- What to do
Note how many lines contain "React" and give that number, with nothing else.

==== Dataset content ====

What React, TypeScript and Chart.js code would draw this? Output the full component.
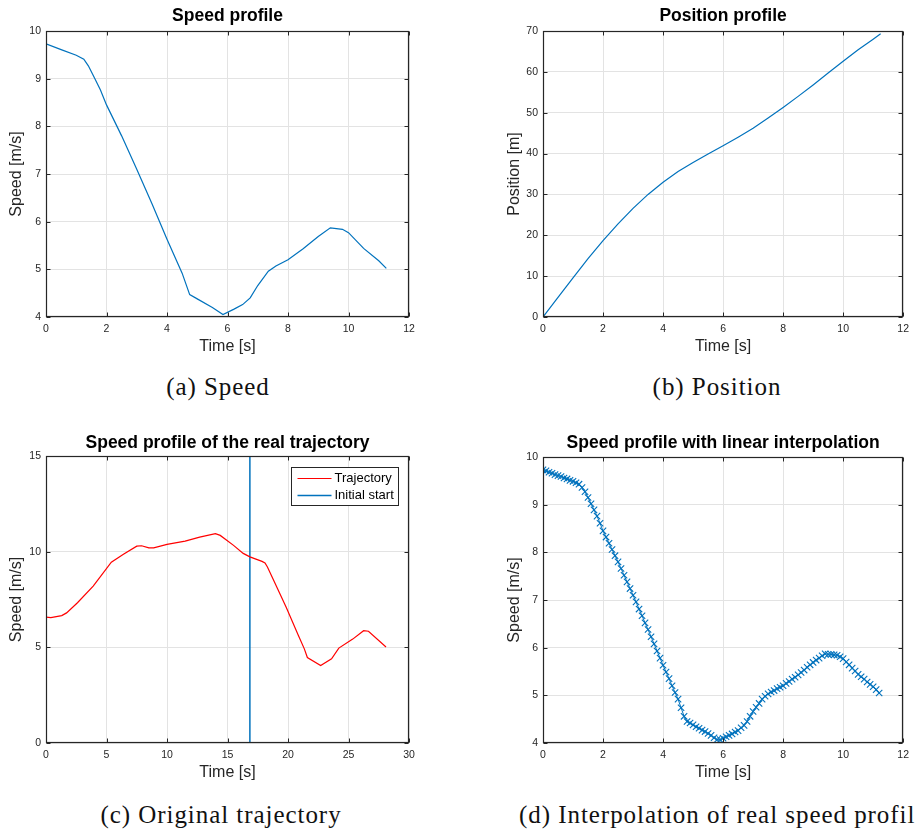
import React, { useEffect, useRef } from 'react';
import { Chart, registerables } from 'chart.js';

Chart.register(...registerables);

// ---------- Data ----------
// (a) Speed profile
const speedTime = [0, 0.5, 1.0, 1.25, 1.4, 1.6, 1.8, 2.0, 2.5, 3.0, 3.5, 4.0, 4.5, 4.75, 5.0, 5.5, 5.85, 6.2, 6.5, 6.75, 7.0, 7.35, 7.6, 8.0, 8.5, 9.0, 9.4, 9.8, 10.0, 10.5, 11.0, 11.25];
const speedValues = [9.73, 9.61, 9.49, 9.41, 9.27, 9.02, 8.76, 8.45, 7.80, 7.10, 6.38, 5.63, 4.92, 4.47, 4.38, 4.20, 4.05, 4.16, 4.26, 4.40, 4.66, 4.96, 5.07, 5.20, 5.43, 5.69, 5.87, 5.84, 5.77, 5.44, 5.18, 5.02];

// (b) Position profile
const positionTime = [0, 0.5, 1, 1.5, 2, 2.5, 3, 3.5, 4, 4.5, 5, 5.5, 6, 6.5, 7, 7.5, 8, 8.5, 9, 9.5, 10, 10.5, 11, 11.25];
const positionValues = [0, 4.8, 9.6, 14.3, 18.7, 22.8, 26.6, 30.0, 33.0, 35.6, 37.8, 39.9, 41.9, 44.0, 46.2, 48.7, 51.3, 54.0, 56.8, 59.7, 62.6, 65.4, 68.0, 69.3];

// (c) Speed profile of the real trajectory
const trajTime = [0, 0.4, 1.3, 1.7, 2.6, 3.9, 5.4, 6.4, 7.5, 7.9, 8.5, 8.9, 10.0, 11.5, 12.7, 14.0, 14.4, 15.5, 16.3, 16.85, 17.35, 17.85, 18.1, 18.3, 18.85, 19.85, 20.85, 21.35, 21.6, 22.7, 23.6, 24.2, 25.35, 26.25, 26.65, 28.1];
const trajValues = [6.58, 6.55, 6.66, 6.80, 7.33, 8.20, 9.45, 9.86, 10.29, 10.31, 10.20, 10.20, 10.38, 10.55, 10.76, 10.94, 10.85, 10.33, 9.91, 9.73, 9.61, 9.49, 9.41, 9.20, 8.45, 7.10, 5.63, 4.92, 4.47, 4.05, 4.40, 4.96, 5.43, 5.87, 5.84, 5.02];
const initialStartTime = [16.85, 16.85];
const initialStartValues = [0, 15];

// (d) Speed profile with linear interpolation
const interpTime = [
  0, 0.1, 0.2, 0.3, 0.4, 0.5, 0.6, 0.7, 0.8, 0.9,
  1.0, 1.1, 1.2, 1.3, 1.4, 1.5, 1.6, 1.7, 1.8, 1.9,
  2.0, 2.1, 2.2, 2.3, 2.4, 2.5, 2.6, 2.7, 2.8, 2.9,
  3.0, 3.1, 3.2, 3.3, 3.4, 3.5, 3.6, 3.7, 3.8, 3.9,
  4.0, 4.1, 4.2, 4.3, 4.4, 4.5, 4.6, 4.7, 4.8, 4.9,
  5.0, 5.1, 5.2, 5.3, 5.4, 5.5, 5.6, 5.7, 5.8, 5.9,
  6.0, 6.1, 6.2, 6.3, 6.4, 6.5, 6.6, 6.7, 6.8, 6.9,
  7.0, 7.1, 7.2, 7.3, 7.4, 7.5, 7.6, 7.7, 7.8, 7.9,
  8.0, 8.1, 8.2, 8.3, 8.4, 8.5, 8.6, 8.7, 8.8, 8.9,
  9.0, 9.1, 9.2, 9.3, 9.4, 9.5, 9.6, 9.7, 9.8, 9.9,
  10.0, 10.1, 10.2, 10.3, 10.4, 10.5, 10.6, 10.7, 10.8, 10.9,
  11.0, 11.1, 11.2,
];
const interpValues = [
  9.73, 9.71, 9.68, 9.66, 9.63, 9.61, 9.59, 9.56, 9.54, 9.51,
  9.49, 9.46, 9.43, 9.36, 9.27, 9.15, 9.02, 8.89, 8.76, 8.61,
  8.45, 8.32, 8.19, 8.06, 7.93, 7.80, 7.66, 7.52, 7.38, 7.24,
  7.10, 6.96, 6.81, 6.67, 6.52, 6.38, 6.23, 6.08, 5.93, 5.78,
  5.63, 5.49, 5.35, 5.20, 5.06, 4.92, 4.74, 4.56, 4.45, 4.42,
  4.38, 4.34, 4.31, 4.27, 4.24, 4.20, 4.16, 4.11, 4.07, 4.07,
  4.10, 4.13, 4.16, 4.19, 4.23, 4.26, 4.32, 4.37, 4.45, 4.56,
  4.66, 4.75, 4.83, 4.92, 4.98, 5.03, 5.07, 5.10, 5.14, 5.17,
  5.20, 5.25, 5.29, 5.34, 5.38, 5.43, 5.48, 5.53, 5.59, 5.64,
  5.69, 5.74, 5.78, 5.83, 5.87, 5.86, 5.86, 5.85, 5.84, 5.81,
  5.77, 5.70, 5.64, 5.57, 5.51, 5.44, 5.39, 5.34, 5.28, 5.23,
  5.18, 5.12, 5.05,
];

const BLUE = '#0072BD';
const RED = '#FF0000';
const AXIS = '#262626';
const GRID = '#e3e3e3';
const SANS = '"Liberation Sans", Arial, Helvetica, sans-serif';

const toXY = (xs: number[], ys: number[]) => xs.map((x, i) => ({ x, y: ys[i] }));

// ---------- MATLAB-like axes plugin ----------
const matlabAxes = {
  id: 'matlabAxes',
  afterDatasetsDraw(chart: any, _args: any, o: any) {
    const { ctx, chartArea: a } = chart;
    const xs = chart.scales.x;
    const ys = chart.scales.y;
    const L = Math.round(a.left) + 0.5;
    const R = Math.round(a.right) - 0.5;
    const T = Math.round(a.top) + 0.5;
    const B = Math.round(a.bottom) - 0.5;
    ctx.save();
    ctx.strokeStyle = AXIS;
    ctx.lineWidth = 1;
    ctx.beginPath();
    xs.ticks.forEach((t: any) => {
      const px = Math.round(xs.getPixelForValue(t.value)) + 0.5;
      ctx.moveTo(px, B);
      ctx.lineTo(px, B - 4);
      ctx.moveTo(px, T);
      ctx.lineTo(px, T + 4);
    });
    ys.ticks.forEach((t: any) => {
      const py = Math.round(ys.getPixelForValue(t.value)) + 0.5;
      ctx.moveTo(L, py);
      ctx.lineTo(L + 4, py);
      ctx.moveTo(R, py);
      ctx.lineTo(R - 4, py);
    });
    ctx.stroke();
    ctx.lineWidth = 1.2;
    ctx.strokeRect(L, T, R - L, B - T);

    if (o.legend) {
      const bx = Math.round(a.right) - 11 - 107 + 0.5;
      const by = Math.round(a.top) + 11 + 0.5;
      const bw = 107;
      const bh = 38;
      ctx.fillStyle = '#ffffff';
      ctx.fillRect(bx, by, bw, bh);
      ctx.strokeStyle = AXIS;
      ctx.lineWidth = 1;
      ctx.strokeRect(bx, by, bw, bh);
      ctx.font = `13px ${SANS}`;
      ctx.textBaseline = 'middle';
      ctx.textAlign = 'left';
      chart.data.datasets.forEach((ds: any, i: number) => {
        const cy = by + 11 + i * 17;
        ctx.strokeStyle = ds.borderColor;
        ctx.lineWidth = ds.borderWidth;
        ctx.beginPath();
        ctx.moveTo(bx + 6, cy);
        ctx.lineTo(bx + 40, cy);
        ctx.stroke();
        ctx.fillStyle = '#000';
        ctx.fillText(ds.label, bx + 43, cy);
      });
    }
    ctx.restore();
  },
  afterDraw(chart: any, _args: any, o: any) {
    const { ctx, chartArea: a } = chart;
    const cx = (a.left + a.right) / 2;
    const cy = (a.top + a.bottom) / 2;
    ctx.save();
    ctx.textAlign = 'center';
    ctx.textBaseline = 'middle';
    ctx.fillStyle = '#000';
    ctx.font = `bold 17.5px ${SANS}`;
    ctx.fillText(o.title, cx, a.top - o.titleGap);
    ctx.fillStyle = AXIS;
    ctx.font = `16px ${SANS}`;
    ctx.fillText(o.xLabel, cx, a.bottom + 30);
    ctx.translate(a.left - o.yGap, cy);
    ctx.rotate(-Math.PI / 2);
    ctx.fillText(o.yLabel, 0, 0);
    ctx.restore();
  },
};

type PlotSpec = {
  width: number;
  height: number;
  area: { l: number; t: number; r: number; b: number };
  datasets: any[];
  xMin: number; xMax: number; xStep: number;
  yMin: number; yMax: number; yStep: number;
  title: string; xLabel: string; yLabel: string;
  titleGap: number; yGap: number;
  legend?: boolean;
};

function buildConfig(s: PlotSpec): any {
  const tickFont = { family: SANS, size: 10.5 };
  return {
    type: 'line',
    data: { datasets: s.datasets },
    plugins: [matlabAxes],
    options: {
      responsive: false,
      animation: false,
      devicePixelRatio: 1,
      layout: { padding: { left: 0, top: s.area.t, right: s.width - s.area.r, bottom: 0 } },
      plugins: {
        legend: { display: false },
        tooltip: { enabled: false },
        title: { display: false },
        matlabAxes: {
          title: s.title, xLabel: s.xLabel, yLabel: s.yLabel,
          titleGap: s.titleGap, yGap: s.yGap, legend: !!s.legend,
        },
      },
      scales: {
        x: {
          type: 'linear',
          min: s.xMin, max: s.xMax,
          afterFit: (sc: any) => { sc.height = s.height - s.area.b; },
          ticks: { stepSize: s.xStep, color: AXIS, font: tickFont, padding: 6, maxRotation: 0 },
          grid: { color: GRID, drawTicks: false, lineWidth: 1 },
          border: { display: false },
        },
        y: {
          type: 'linear',
          min: s.yMin, max: s.yMax,
          afterFit: (sc: any) => { sc.width = s.area.l; },
          ticks: { stepSize: s.yStep, color: AXIS, font: tickFont, padding: 5 },
          grid: { color: GRID, drawTicks: false, lineWidth: 1 },
          border: { display: false },
        },
      },
    },
  };
}

function Plot({ left, top, spec }: { left: number; top: number; spec: PlotSpec }) {
  const ref = useRef<HTMLCanvasElement>(null);
  useEffect(() => {
    const chart = new Chart(ref.current as HTMLCanvasElement, buildConfig(spec));
    return () => chart.destroy();
  }, []);
  return (
    <div style={{ position: 'absolute', left, top, width: spec.width, height: spec.height }}>
      <canvas ref={ref} width={spec.width} height={spec.height} style={{ width: spec.width, height: spec.height, display: 'block' }} />
    </div>
  );
}

const lineDs = (label: string, xs: number[], ys: number[], color: string, width = 1.2, extra: any = {}) => ({
  label,
  data: toXY(xs, ys),
  borderColor: color,
  backgroundColor: color,
  borderWidth: width,
  pointRadius: 0,
  tension: 0,
  fill: false,
  ...extra,
});

const specA: PlotSpec = {
  width: 457, height: 360,
  area: { l: 46, t: 31, r: 409, b: 317 },
  datasets: [lineDs('Speed', speedTime, speedValues, BLUE)],
  xMin: 0, xMax: 12, xStep: 2, yMin: 4, yMax: 10, yStep: 1,
  title: 'Speed profile', xLabel: 'Time [s]', yLabel: 'Speed [m/s]',
  titleGap: 15, yGap: 29,
};

const specB: PlotSpec = {
  width: 458, height: 360,
  area: { l: 86, t: 31, r: 450, b: 317 },
  datasets: [lineDs('Position', positionTime, positionValues, BLUE)],
  xMin: 0, xMax: 12, xStep: 2, yMin: 0, yMax: 70, yStep: 10,
  title: 'Position profile', xLabel: 'Time [s]', yLabel: 'Position [m]',
  titleGap: 15, yGap: 28,
};

const specC: PlotSpec = {
  width: 457, height: 370,
  area: { l: 46, t: 36, r: 409, b: 323 },
  datasets: [
    lineDs('Trajectory', trajTime, trajValues, RED, 1.2),
    lineDs('Initial start', initialStartTime, initialStartValues, BLUE, 1.5),
  ],
  xMin: 0, xMax: 30, xStep: 5, yMin: 0, yMax: 15, yStep: 5,
  title: 'Speed profile of the real trajectory', xLabel: 'Time [s]', yLabel: 'Speed [m/s]',
  titleGap: 13, yGap: 29, legend: true,
};

const specD: PlotSpec = {
  width: 458, height: 370,
  area: { l: 86, t: 37, r: 450, b: 323 },
  datasets: [
    lineDs('Interpolated speed', interpTime, interpValues, BLUE, 1, {
      pointRadius: 4.5,
      pointStyle: 'crossRot',
      pointBorderWidth: 1.1,
      pointBorderColor: BLUE,
    }),
  ],
  xMin: 0, xMax: 12, xStep: 2, yMin: 4, yMax: 10, yStep: 1,
  title: 'Speed profile with linear interpolation', xLabel: 'Time [s]', yLabel: 'Speed [m/s]',
  titleGap: 14, yGap: 28,
};

const captionStyle: React.CSSProperties = {
  position: 'absolute',
  fontFamily: '"Liberation Serif", "Times New Roman", serif',
  fontSize: 25,
  letterSpacing: '0.95px',
  color: '#111',
  whiteSpace: 'nowrap',
  lineHeight: '28px',
};

export default function App() {
  return (
    <div style={{ position: 'absolute', left: 0, top: 0, width: 915, height: 833, overflow: 'hidden', background: '#fff' }}>
      <Plot left={0} top={0} spec={specA} />
      <Plot left={457} top={0} spec={specB} />
      <Plot left={0} top={420} spec={specC} />
      <Plot left={457} top={420} spec={specD} />
      <div style={{ ...captionStyle, left: 118, width: 200, top: 373, textAlign: 'center' }}>(a) Speed</div>
      <div style={{ ...captionStyle, left: 617, width: 200, top: 373, textAlign: 'center' }}>(b) Position</div>
      <div style={{ ...captionStyle, left: 71, width: 300, top: 801, textAlign: 'center' }}>(c) Original trajectory</div>
      <div style={{ ...captionStyle, left: 519, top: 801 }}>(d) Interpolation of real speed profile</div>
    </div>
  );
}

====

- The result
3